Jiang’s research focuses on integrating digital literacy in STEM learning, including empowering K-12 artificial intelligence (AI) education. She also designs and studies technology-enhanced learning environments that facilitate the development of STEM identities and engage adolescents in career exploration.

Jiang said she believes multi-modal composition, a digital literacy practice in which people use different modes to make meaning and represent ideas, is particularly engaging for students and holds the promise of broadening access in STEM education. 

“Adolescents are used to expressing themselves and connecting with others through multimodal composing. They often create and share multimodal artifacts, such as YouTube videos, personal blogs and video games. Students who were disengaged from school could be popular composers outside of school,” she said. “As the current generation of students grows up with increasing experience in consuming and creating digital products, STEM education needs to embrace this experience to enrich and support student learning.”

Since 2020, Jiang has been engaging students in STEM learning through her work on the “Narrative Modeling with StoryQ: Integrating Mathematics, Language Arts, and Computing to Create Pathways to Artificial Intelligence Careers” project, which helps high school students explore and understand artificial intelligence technology. 

She and the project team developed the StoryQ curriculum and technology to support student learning of the working mechanisms of AI technologies and the critical evaluation of decisions made by computers. Designed for use in English language arts classrooms and adopted by teachers in North Carolina, Maryland and Massachusetts, StoryQ requires students to reason about language use in diverse contexts as they create an AI model for classifying texts. 

“We purposely designed the curriculum and technology to be attractive to ELA classrooms to reach students who might not be interested in computing concepts and practices like AI,” Jiang said. “Our preliminary findings showed that students leveraged their unique cultural backgrounds as a resource for learning when building AI models using the text data. Their rich and diverse backgrounds set the foundation for understanding how intelligence is created, how it is applied, and its potential to perpetuate biases and unfairness.” 
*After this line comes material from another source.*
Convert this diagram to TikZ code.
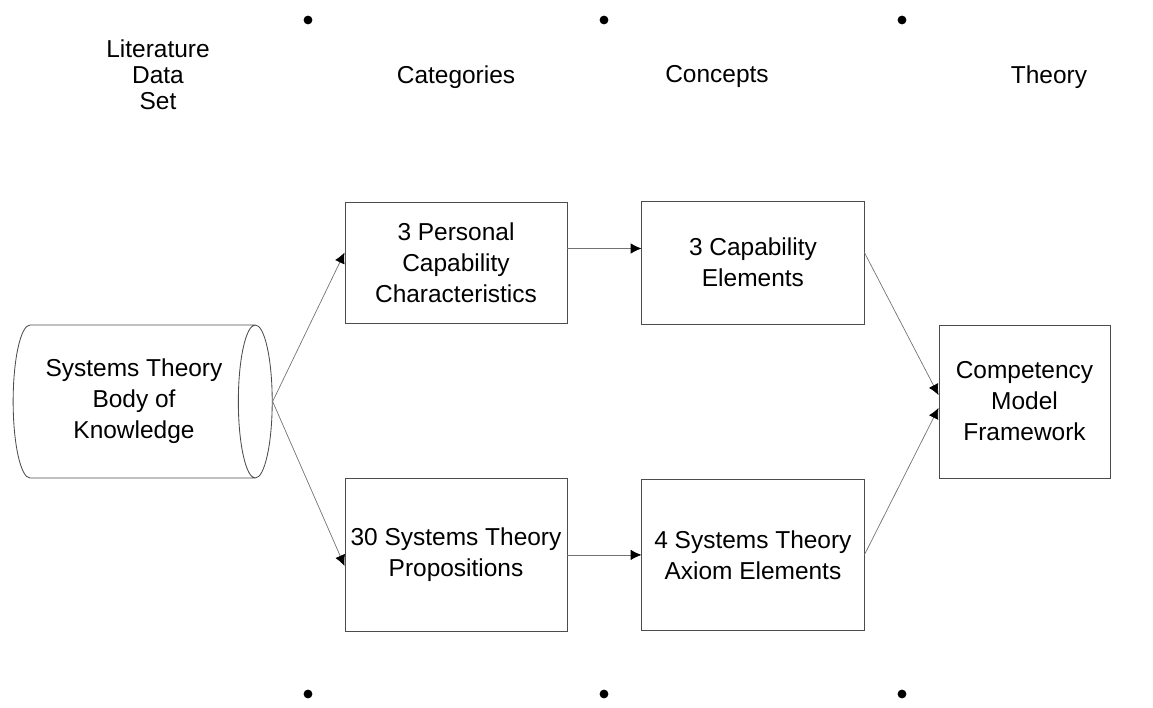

In addition to her work on the StoryQ project, Jiang is also helping to broaden access to data science practices through her work on two other projects.

Through the LASER Institute, early and mid-career STEM education researchers in learning analytics or educational data science receive professional development aimed at increasing their capacity to improve STEM learning through new data sources and powerful analytical approaches. 

The institute largely served scholars from historically underrepresented groups and minority-serving institutions, Jiang said, and led to the development of a graduate certificate in learning analytics within the College of Education. 

In addition, she is part of the “Be the Dataset” project, which brings data science learning opportunities to undergraduate courses that are not data intensive by engaging students in exploring self-motion data. As an extension of this work, she is currently working with the Data Science Academy at NC State to create data science learning opportunities for students of all majors. 

As she joins the current class of Goodnight Early Career Innovators, Jiang said she hopes to continue to conduct rigorous STEM education research and to connect with more North Carolina schools to turn research into practice.

“I strive for national and international excellence in research and practice,” she said.